■ Work to do ■
Copy out, with no alterations, the lines below running from the one containing "Write a Python" to the one containing "from matplotlib.ticker import MultipleLocator", inclusive at each end; pictures are omitted.

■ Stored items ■
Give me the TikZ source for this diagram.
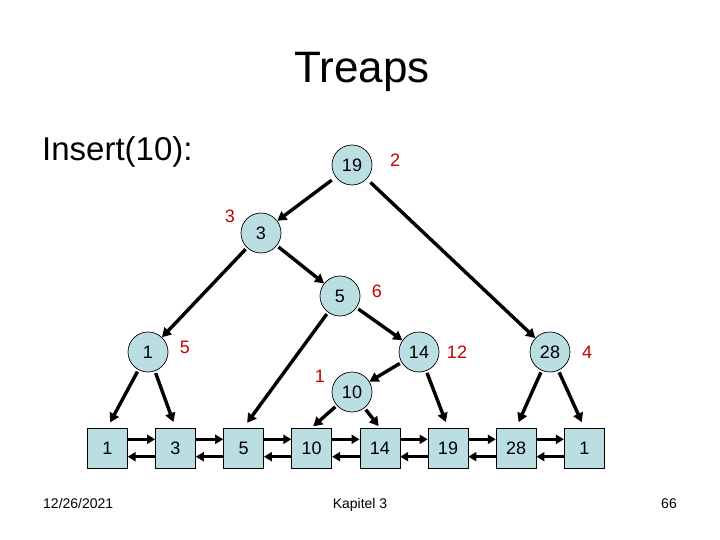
\documentclass[tikz,border=0pt]{standalone}
\usepackage{fontspec}
\setmainfont{Liberation Sans}
\usetikzlibrary{arrows.meta}
\definecolor{nodeblue}{RGB}{187,222,227}
\definecolor{prired}{RGB}{196,0,0}
\tikzset{
	tnode/.style={circle, draw=black, line width=0.7pt, fill=nodeblue, minimum size=40pt, inner sep=0pt, font=\fontsize{18}{20}\selectfont},
	lnode/.style={rectangle, draw=black, line width=0.7pt, fill=nodeblue, minimum size=40pt, inner sep=0pt, font=\fontsize{18}{20}\selectfont},
	prio/.style={text=prired, font=\fontsize{18}{20}\selectfont},
	arr/.style={line width=3.4pt, -{Triangle[length=9pt,width=10pt]}, shorten <=2pt},
	harr/.style={line width=3.4pt, -{Triangle[length=8pt,width=9pt]}},
}

\begin{document}
\begin{tikzpicture}[x=1pt, y=-1pt]
			%%%%% START %%%%%
			\useasboundingbox[fill=white] (0, 0) rectangle (720, 540);
			
			\node[anchor=base, font=\fontsize{44}{48}\selectfont] (title) at (362, 83) {Treaps};
			\node[anchor=base west, inner sep=0pt, font=\fontsize{33}{36}\selectfont] (ins) at (42, 161) {Insert(10):};
			
			\node[tnode] (r19) at (352, 165) {19};
			\node[tnode] (c3) at (261, 233) {3};
			\node[tnode] (c5) at (340, 296) {5};
			\node[tnode] (c1) at (148, 352) {1};
			\node[tnode] (c14) at (419, 352) {14};
			\node[tnode] (c28) at (550, 352) {28};
			\node[tnode] (c10) at (352, 392) {10};
			
			\node[prio] (p19) at (395, 160) {2};
			\node[prio] (p3) at (230, 216) {3};
			\node[prio] (p5) at (377, 291) {6};
			\node[prio] (p1) at (185, 347) {5};
			\node[prio] (p10) at (320, 376) {1};
			\node[prio] (p14) at (457, 352) {12};
			\node[prio] (p28) at (587, 352) {4};
			
			\foreach \v [count=\i from 0] in {1, 3, 5, 10, 14, 19, 28, 1}
				\node[lnode] (b\i) at (107.3 + 68.14*\i, 448) {\v};
			
			\foreach \i in {0,...,6} {
				\pgfmathtruncatemacro{\j}{\i + 1}
				\draw[harr] ([yshift=8.7pt]b\i.east) -- ([yshift=8.7pt]b\j.west);
				\draw[harr] ([yshift=-8.7pt]b\j.west) -- ([yshift=-8.7pt]b\i.east);
			}
			
			\draw[arr, shorten <=5pt] (r19) -- (c3);
			\draw[arr, shorten <=5pt] (r19) -- (c28);
			\draw[arr] (c3) -- (c1);
			\draw[arr] (c3) -- (c5);
			\draw[arr] (c5) -- (c14);
			\draw[arr] (c14) -- (c10);
			
			\draw[arr, shorten >=6pt] (c5) -- (b2.north);
			\draw[arr, shorten >=6pt] (c1) -- (b0.north);
			\draw[arr, shorten >=6pt] (c1) -- (b1.north);
			\draw[arr, shorten >=2pt] (c10) -- (b3.north);
			\draw[arr, shorten >=2pt] (c10) -- (b4.north);
			\draw[arr, shorten >=6pt] (c14) -- (b5.north);
			\draw[arr, shorten >=6pt] (c28) -- (b6.north);
			\draw[arr, shorten >=6pt] (c28) -- (b7.north);
			
			\node[anchor=base west, inner sep=0pt, font=\fontsize{14}{16}\selectfont] (date) at (43, 508) {12/26/2021};
			\node[anchor=base, inner sep=0pt, font=\fontsize{14}{16}\selectfont] (chap) at (360, 508) {Kapitel 3};
			\node[anchor=base east, inner sep=0pt, font=\fontsize{14}{16}\selectfont] (page) at (677, 508) {66};
			%%%%% END %%%%%
\end{tikzpicture}
\end{document}
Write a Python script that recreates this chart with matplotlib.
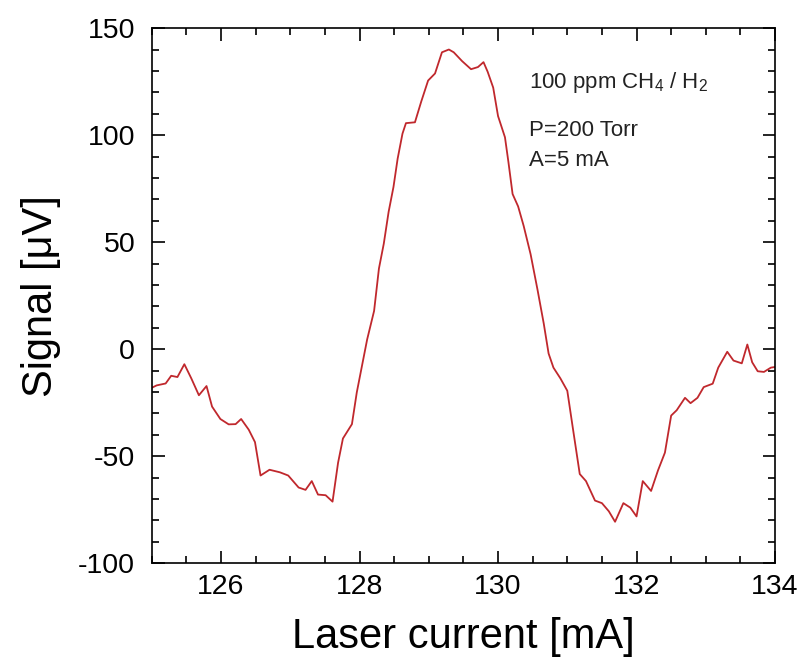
import matplotlib
matplotlib.use("Agg")
import matplotlib.pyplot as plt
from matplotlib.ticker import MultipleLocator

plt.rcParams['font.family'] = ['Liberation Sans', 'DejaVu Sans']
plt.rcParams['mathtext.fontset'] = 'custom'
plt.rcParams['mathtext.rm'] = 'Liberation Sans'
plt.rcParams['axes.unicode_minus'] = False

# laser current scan [mA] and lock-in signal [uV]
current = [125.0, 125.07, 125.2, 125.28, 125.37, 125.47, 125.57, 125.68, 125.79, 125.87,
           125.99, 126.11, 126.21, 126.29, 126.4, 126.49, 126.57, 126.7, 126.85, 126.97,
           127.12, 127.22, 127.31, 127.4, 127.51, 127.61, 127.69, 127.76, 127.89, 127.96,
           128.03, 128.11, 128.21, 128.28, 128.35, 128.42, 128.49, 128.55, 128.62, 128.67,
           128.8, 128.89, 128.99, 129.09, 129.19, 129.29, 129.36, 129.48, 129.61, 129.71,
           129.79, 129.85, 129.93, 130.0, 130.1, 130.15, 130.21, 130.29, 130.37, 130.47,
           130.57, 130.66, 130.73, 130.8, 130.9, 131.0, 131.08, 131.18, 131.27, 131.4,
           131.5, 131.6, 131.69, 131.81, 131.91, 132.0, 132.09, 132.21, 132.31, 132.41,
           132.5, 132.58, 132.7, 132.78, 132.88, 132.97, 133.1, 133.18, 133.31, 133.4,
           133.52, 133.6, 133.67, 133.75, 133.84, 133.94, 134.0]
signal = [-18, -16.9, -16, -12.4, -13, -7, -13.6, -21.5, -17.2, -26.8,
          -32.6, -35.1, -35, -32.6, -37.6, -43.4, -59, -56.3, -57.5, -59,
          -64.6, -65.7, -61.6, -67.9, -68.2, -71.2, -53, -41.7, -35, -20.2,
          -8.6, 4.6, 17.9, 37.7, 49.3, 64.2, 75.8, 89, 100.7, 105.6,
          106, 115.6, 125.5, 128.8, 138.7, 140, 138.7, 134.6, 130.8, 131.8,
          134.1, 129.6, 122.2, 108.9, 99, 87.4, 72.5, 66.7, 57.6, 44.4,
          27.8, 12, -2, -8.6, -13.6, -19.4, -36.8, -58.3, -61.6, -70.7,
          -71.9, -75.7, -80.6, -71.9, -74, -78.1, -61.6, -66.2, -56.6, -48.3,
          -31, -28.5, -22.7, -25.2, -22.7, -17.7, -16.1, -8.6, -1.2, -5.3,
          -6.6, 2.2, -6.1, -10.3, -10.6, -8.6, -8.3]

fig = plt.figure(figsize=(7.99, 6.69), dpi=100)
ax = fig.add_axes([0.190, 0.158, 0.780, 0.800])
ax.plot(current, signal, color='#c0282d', lw=1.3)

ax.set_xlim(125, 134)
ax.set_ylim(-100, 150)
ax.xaxis.set_major_locator(MultipleLocator(2))
ax.xaxis.set_minor_locator(MultipleLocator(0.5))
ax.yaxis.set_major_locator(MultipleLocator(50))
ax.yaxis.set_minor_locator(MultipleLocator(10))
ax.tick_params(which='both', direction='in', top=True, right=True, width=1.2)
ax.tick_params(which='major', length=9)
ax.tick_params(which='minor', length=5)
ax.tick_params(axis='x', labelsize=20.5, pad=8)
ax.tick_params(axis='y', labelsize=20.5, pad=12)
for s in ax.spines.values():
    s.set_linewidth(1.2)

ax.set_xlabel('Laser current [mA]', fontsize=30, labelpad=12)
ax.set_ylabel('Signal [μV]', fontsize=30, labelpad=12)

ax.text(0.606, 0.899, '100 ppm CH$_4$ / H$_2$', transform=ax.transAxes, fontsize=16,
        color='#222222', va='center')
ax.text(0.606, 0.809, 'P=200 Torr', transform=ax.transAxes, fontsize=16,
        color='#222222', va='center')
ax.text(0.606, 0.753, 'A=5 mA', transform=ax.transAxes, fontsize=16,
        color='#222222', va='center')

fig.savefig('out.png', dpi=100)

■ Result ■
Write a Python script that recreates this chart with matplotlib.
import matplotlib
matplotlib.use("Agg")
import matplotlib.pyplot as plt
from matplotlib.ticker import MultipleLocator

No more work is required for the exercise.